I’m totally ripping off my new friend and author Valerie Hausladen of ‘Professional Destiny – Discover the Career You Were Born For’ when I quote the following Sufi poem, attributed to Hazrat Inayat Khan:
I asked for strength and God gave me difficulties to make me strong
I asked for wisdom and God gave me problems to learn to solve
I asked for prosperity and God gave me a brain and brawn to work
I asked for courage and God gave me dangers to overcome
I asked for love and God gave me people to help
I asked for favours and God gave me opportunities
I received nothing I wanted
I received everything I needed.
I certainly did not ask for cancer but I received more love and encouragement than I could possibly have fathomed when I first heard the news on December 3rd, 2008 “This is cancer.” When I look at all I have in my life, I can never say I have not been blessed nor have my prayers been unanswered.

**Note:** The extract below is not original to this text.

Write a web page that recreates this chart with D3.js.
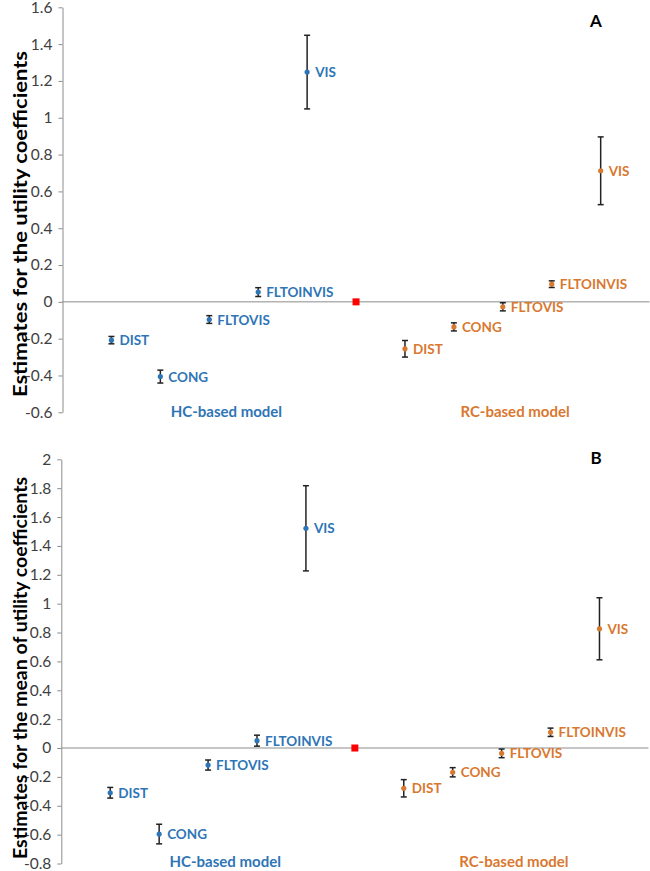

I recently read a book about British explorer Percy H. Fawcett and his adventures battling the Amazon basin in his famously unsuccessful quest to find the lost city of El Dorado in the 1920s. He wore a signet ring bearing is family motto ‘Nee Aspira Terrent’ or ‘Difficulties be Damned’. I love the idea of a family motto – a collective mission statement to inspire and rally the troops. My favorites, including Fawcett’s and William Borden’s ‘No Reserves, No Retreats, No Regrets’ and Yoda’s ‘Do or Do Not – there is No Try’ are obviously already taken so I’m onto a new theme. Perhaps it will be ‘Quit ‘effing around’. Too crass. Or ‘Tomorrow is another Day’. Too Scarlett O’Hara.

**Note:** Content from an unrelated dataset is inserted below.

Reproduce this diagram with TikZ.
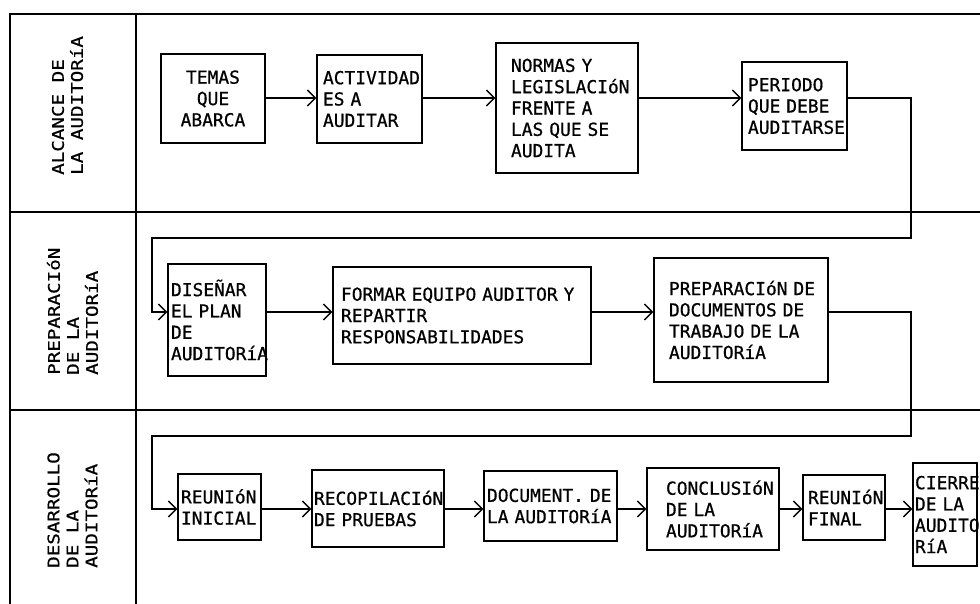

My dear friend Holly told me once that our pastor Will Davis, Jr. will pray for small things – like for God to show him where he left his car keys or misplaced his wallet and we always get a chuckle out of that but Will says God wants to be involved in the every day details of our life. So as I was sitting in the Seton Hospital bathroom, feeling ill, hurting, and just wanting to go home, I prayed that God would just let me pee so I could leave. Guess what happened next? Therefore, I’m officially deciding on the family motto of ‘You Go Girl!’ Sorry Tom and Travis – you’ll have to come up with a male version of the same.